There was a sense of this in a recent report from Christian Aid. The charity called it Behind the Mask, which seemed to suggest big business uses CSR as a PR shield. It is no coincidence, the charity claims, that the biggest public champions of CSR operate in areas such as oil, tobacco and mining. The purpose of this reporting, it seems to suggest, is merely to put a favourable PR gloss on a company’s activities while it can be as dastardly as ever away from the public eye.
If only this was true. It would at least suggest that companies had thought through why they have CSR policies. My criticism would be the opposite: that huge efforts are often put into producing reports without anyone having a clear idea of why they are there or what the company hopes to get out of it. Furthermore, companies are in danger of straying beyond their mandate when they put schools and hospitals into some of the poorer countries where they operate. Well-intentioned though such gestures are, they cut across the role of local governments.

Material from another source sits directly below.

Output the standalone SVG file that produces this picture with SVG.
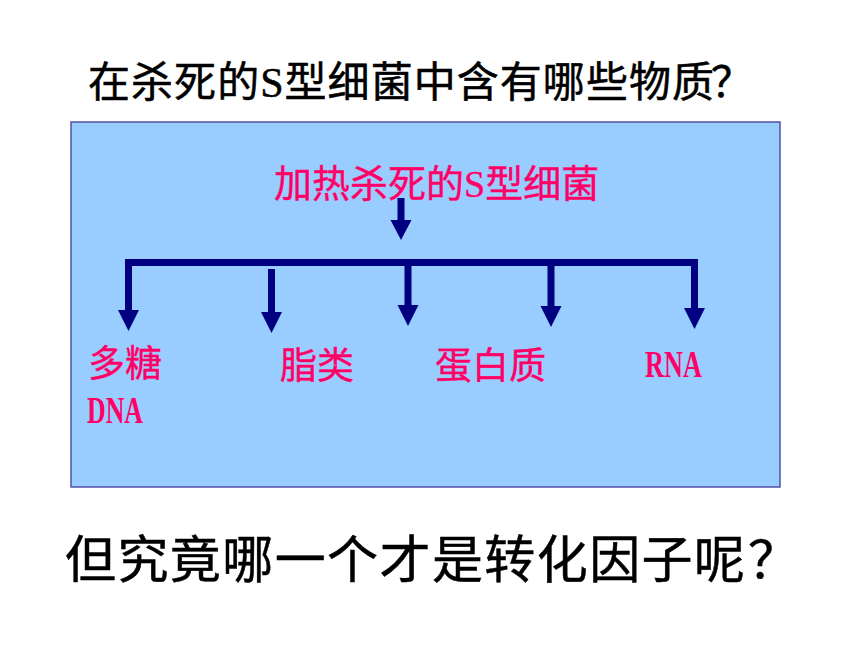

Nigel Whittaker, whose firm ReputationInc works in this area, reckons much of the problem comes from the word ‘social’. Talk about corporate responsibility, he says, and the emphasis changes. Companies stop saying ‘look at us; we’re trying to be good’ and say ‘look at us; we want a licence to operate’, that licence being rooted in the public acceptance and acceptability of the company and what it does, not just in the narrow base of shareholder approval. The cost of not having this licence becomes all too apparent in the damage that can be done to the business when something goes wrong.